OKLAHOMA CITY – After years of budget cuts and stagnate provider rates, the state’s human services agency is seeking a $48 million budget increase for the next budget year.

Oklahoma Department of Human Services Director Ed Lake addressed state senators during an appropriations hearing Monday afternoon at the state capitol, detailing the agency’s current financial standing, what it’s done to weather budget shortfalls and what it’s asking from legislators for the coming budget process.

“When it comes to continuing to make cuts, you can see where our limitations are,” Lake said, referring to $600 million in agency expenditures for child welfare and waiver programs for the FY18 budget.

Lake said, if the agency can’t get funding in line with the services it and its contractors provide to foster children, adoption services and waiver programs for the elderly and disabled, the state could see a dangerous ripple effect among the businesses that provide those services.

“What does DHS plan to ensure we have a quality workforce and enough people in the workforce to take care of people in both those entities?” said Sen. Roger Thompson, R-Okemah, during the senate appropriations committee hearing.

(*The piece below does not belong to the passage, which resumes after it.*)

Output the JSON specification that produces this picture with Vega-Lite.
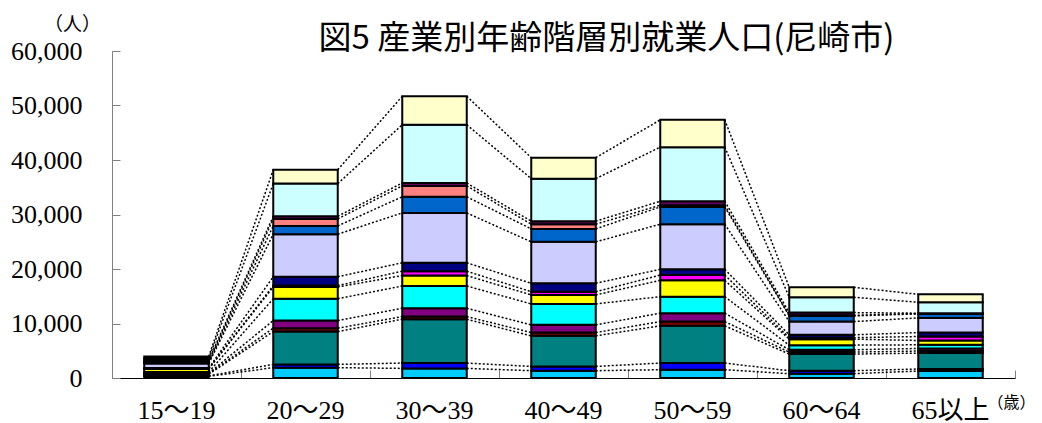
{
  "$schema": "https://vega.github.io/schema/vega-lite/v6.json",
  "width": 903,
  "height": 327,
  "autosize": {"type": "none"},
  "padding": {"left": 112, "top": 51, "right": 27, "bottom": 45},
  "background": "white",
  "config": {
    "view": {"stroke": null},
    "font": "Liberation Serif, Noto Sans CJK JP"
  },
  "title": {
    "text": "図5 産業別年齢階層別就業人口(尼崎市)",
    "font": "Noto Sans CJK JP",
    "fontSize": 33,
    "fontWeight": "normal",
    "color": "#000000",
    "anchor": "middle",
    "baseline": "middle",
    "dx": 43,
    "dy": 61,
    "offset": 4
  },
  "data": {
    "values": [
      {"age": "15～19", "s": "s01", "n": 300},
      {"age": "15～19", "s": "s02", "n": 100},
      {"age": "15～19", "s": "s03", "n": 300},
      {"age": "15～19", "s": "s04", "n": 100},
      {"age": "15～19", "s": "s05", "n": 100},
      {"age": "15～19", "s": "s06", "n": 200},
      {"age": "15～19", "s": "s07", "n": 550},
      {"age": "15～19", "s": "s08", "n": 70},
      {"age": "15～19", "s": "s09", "n": 110},
      {"age": "15～19", "s": "s10", "n": 840},
      {"age": "15～19", "s": "s11", "n": 180},
      {"age": "15～19", "s": "s12", "n": 150},
      {"age": "15～19", "s": "s13", "n": 250},
      {"age": "15～19", "s": "s14", "n": 350},
      {"age": "15～19", "s": "s15", "n": 350},
      {"age": "20～29", "s": "s01", "n": 1900},
      {"age": "20～29", "s": "s02", "n": 600},
      {"age": "20～29", "s": "s03", "n": 6020},
      {"age": "20～29", "s": "s04", "n": 620},
      {"age": "20～29", "s": "s05", "n": 1400},
      {"age": "20～29", "s": "s06", "n": 4010},
      {"age": "20～29", "s": "s07", "n": 2150},
      {"age": "20～29", "s": "s08", "n": 250},
      {"age": "20～29", "s": "s09", "n": 1630},
      {"age": "20～29", "s": "s10", "n": 7810},
      {"age": "20～29", "s": "s11", "n": 1520},
      {"age": "20～29", "s": "s12", "n": 1280},
      {"age": "20～29", "s": "s13", "n": 490},
      {"age": "20～29", "s": "s14", "n": 5990},
      {"age": "20～29", "s": "s15", "n": 2530},
      {"age": "30～39", "s": "s01", "n": 1760},
      {"age": "30～39", "s": "s02", "n": 980},
      {"age": "30～39", "s": "s03", "n": 8050},
      {"age": "30～39", "s": "s04", "n": 480},
      {"age": "30～39", "s": "s05", "n": 1530},
      {"age": "30～39", "s": "s06", "n": 4080},
      {"age": "30～39", "s": "s07", "n": 1920},
      {"age": "30～39", "s": "s08", "n": 800},
      {"age": "30～39", "s": "s09", "n": 1540},
      {"age": "30～39", "s": "s10", "n": 9150},
      {"age": "30～39", "s": "s11", "n": 2960},
      {"age": "30～39", "s": "s12", "n": 2000},
      {"age": "30～39", "s": "s13", "n": 530},
      {"age": "30～39", "s": "s14", "n": 10680},
      {"age": "30～39", "s": "s15", "n": 5240},
      {"age": "40～49", "s": "s01", "n": 1340},
      {"age": "40～49", "s": "s02", "n": 780},
      {"age": "40～49", "s": "s03", "n": 5620},
      {"age": "40～49", "s": "s04", "n": 600},
      {"age": "40～49", "s": "s05", "n": 1410},
      {"age": "40～49", "s": "s06", "n": 3840},
      {"age": "40～49", "s": "s07", "n": 1650},
      {"age": "40～49", "s": "s08", "n": 600},
      {"age": "40～49", "s": "s09", "n": 1540},
      {"age": "40～49", "s": "s10", "n": 7600},
      {"age": "40～49", "s": "s11", "n": 2380},
      {"age": "40～49", "s": "s12", "n": 860},
      {"age": "40～49", "s": "s13", "n": 550},
      {"age": "40～49", "s": "s14", "n": 7810},
      {"age": "40～49", "s": "s15", "n": 3840},
      {"age": "50～59", "s": "s01", "n": 1520},
      {"age": "50～59", "s": "s02", "n": 1220},
      {"age": "50～59", "s": "s03", "n": 6830},
      {"age": "50～59", "s": "s04", "n": 780},
      {"age": "50～59", "s": "s05", "n": 1540},
      {"age": "50～59", "s": "s06", "n": 3030},
      {"age": "50～59", "s": "s07", "n": 3000},
      {"age": "50～59", "s": "s08", "n": 970},
      {"age": "50～59", "s": "s09", "n": 1050},
      {"age": "50～59", "s": "s10", "n": 8280},
      {"age": "50～59", "s": "s11", "n": 3170},
      {"age": "50～59", "s": "s12", "n": 310},
      {"age": "50～59", "s": "s13", "n": 730},
      {"age": "50～59", "s": "s14", "n": 9930},
      {"age": "50～59", "s": "s15", "n": 5010},
      {"age": "60～64", "s": "s01", "n": 790},
      {"age": "60～64", "s": "s02", "n": 550},
      {"age": "60～64", "s": "s03", "n": 3050},
      {"age": "60～64", "s": "s04", "n": 360},
      {"age": "60～64", "s": "s05", "n": 430},
      {"age": "60～64", "s": "s06", "n": 850},
      {"age": "60～64", "s": "s07", "n": 1100},
      {"age": "60～64", "s": "s08", "n": 270},
      {"age": "60～64", "s": "s09", "n": 520},
      {"age": "60～64", "s": "s10", "n": 2430},
      {"age": "60～64", "s": "s11", "n": 1040},
      {"age": "60～64", "s": "s12", "n": 110},
      {"age": "60～64", "s": "s13", "n": 500},
      {"age": "60～64", "s": "s14", "n": 2810},
      {"age": "60～64", "s": "s15", "n": 1830},
      {"age": "65以上", "s": "s01", "n": 1280},
      {"age": "65以上", "s": "s02", "n": 370},
      {"age": "65以上", "s": "s03", "n": 2920},
      {"age": "65以上", "s": "s04", "n": 380},
      {"age": "65以上", "s": "s05", "n": 470},
      {"age": "65以上", "s": "s06", "n": 670},
      {"age": "65以上", "s": "s07", "n": 790},
      {"age": "65以上", "s": "s08", "n": 730},
      {"age": "65以上", "s": "s09", "n": 730},
      {"age": "65以上", "s": "s10", "n": 2690},
      {"age": "65以上", "s": "s11", "n": 730},
      {"age": "65以上", "s": "s12", "n": 60},
      {"age": "65以上", "s": "s13", "n": 70},
      {"age": "65以上", "s": "s14", "n": 2010},
      {"age": "65以上", "s": "s15", "n": 1450}
    ]
  },
  "encoding": {
    "x": {
      "field": "age",
      "type": "nominal",
      "sort": "ascending",
      "scale": {"paddingInner": 0.5, "paddingOuter": 0.25},
      "axis": {
        "title": "（歳）",
        "titleFont": "Noto Sans CJK JP",
        "titleFontSize": 16,
        "titleFontWeight": "normal",
        "titleColor": "#000000",
        "titleAngle": 0,
        "titleAlign": "center",
        "titleBaseline": "middle",
        "titleX": 899,
        "titleY": 24,
        "labelAngle": 0,
        "labelFont": "Liberation Serif, Noto Sans CJK JP",
        "labelFontSize": 26,
        "labelColor": "#000000",
        "labelPadding": 27,
        "bandPosition": 1.5,
        "tickSize": -8,
        "tickColor": "#808080",
        "tickWidth": 1,
        "domainColor": "#000000",
        "domainWidth": 1,
        "grid": false
      }
    },
    "y": {
      "type": "quantitative",
      "scale": {"domain": [0, 60000], "nice": false},
      "axis": {
        "title": "（人）",
        "titleFont": "Noto Sans CJK JP",
        "titleFontSize": 19,
        "titleFontWeight": "normal",
        "titleColor": "#000000",
        "titleAngle": 0,
        "titleAlign": "center",
        "titleBaseline": "middle",
        "titleX": -40,
        "titleY": -27,
        "values": [0, 10000, 20000, 30000, 40000, 50000, 60000],
        "format": ",.0f",
        "labelFont": "Liberation Serif",
        "labelFontSize": 26,
        "labelColor": "#000000",
        "labelPadding": 38,
        "tickSize": -8,
        "tickColor": "#808080",
        "domainColor": "#808080",
        "grid": false
      }
    }
  },
  "layer": [
    {
      "transform": [
        {
          "window": [{"op": "sum", "field": "n", "as": "top"}],
          "groupby": ["age"],
          "sort": [{"field": "s", "order": "ascending"}],
          "frame": [null, 0]
        },
        {
          "window": [
            {"op": "lead", "field": "top", "as": "nextTop"},
            {"op": "lead", "field": "age", "as": "nextAge"}
          ],
          "groupby": ["s"],
          "sort": [{"field": "age", "order": "ascending"}]
        },
        {"filter": "datum.nextAge != null"}
      ],
      "mark": {"type": "rule", "color": "#000000", "strokeWidth": 1.5, "strokeDash": [2, 2]},
      "encoding": {
        "x": {"field": "age", "type": "nominal", "bandPosition": 1},
        "x2": {"field": "nextAge", "bandPosition": 0},
        "y": {"field": "top", "type": "quantitative"},
        "y2": {"field": "nextTop"}
      }
    },
    {
      "mark": {"type": "bar", "stroke": "#000000", "strokeWidth": 2},
      "encoding": {
        "y": {"field": "n", "type": "quantitative", "aggregate": "sum", "stack": "zero"},
        "color": {
          "field": "s",
          "type": "nominal",
          "legend": null,
          "scale": {
            "domain": ["s01", "s02", "s03", "s04", "s05", "s06", "s07", "s08", "s09", "s10", "s11", "s12", "s13", "s14", "s15"],
            "range": ["#00CCFF", "#0000FF", "#008080", "#800000", "#800080", "#00FFFF", "#FFFF00", "#FF00FF", "#000080", "#CCCCFF", "#0066CC", "#FF8080", "#660066", "#CCFFFF", "#FFFFCC"]
          }
        },
        "order": {"field": "s", "sort": "ascending"}
      }
    }
  ]
}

“Across the board, in DHS, whether we’re talking about child care, foster care, aging, developmental disabilities, child welfare, we are suffering from our inability to provide rates that allow these businesses to hire quality people and retain quality people,” Lake said.

Which is why the agency is asking for a $48.8 million appropriations increase for FY 2019. The majority of that, roughly $35.8 million, would go towards waiver programs and provider rate increases for adoptions and foster care. Lake said the agency has seen a 14 percent increase in adoptions over the last year.

“Right now, our greatest need is something to help us with the rates that we pay providers, so they can meet the requirements we have of the contracts so they can treat children and adults effectively,” Lake said after the hearing. “It’s been so long that providers have not had rate increases that it’s really affecting their businesses, and I think, as a state, we have to look seriously at that.”

DHS received at $699.9 million budget appropriation last year; the agency’s request would put the state appropriations at more than $748 million.

“I think they’re more than reasonable,” said Sen. Frank Simpson, R-Ardmore, of the agency’s request. “They’ve been doing yeoman’s work with what we’ve been able to provide them through appropriation. I don’t know how they’ve been able to make the progress they’ve made, based on how we’ve — we’ve given them no budget increase, and they need more money to do the job that we’ve charged them to do.”

Editors note: The original version of this story has been updated to reflect updated financial data from the agency. The DHS funding increase request is $48.8 million, not $64 million, as was previously reported.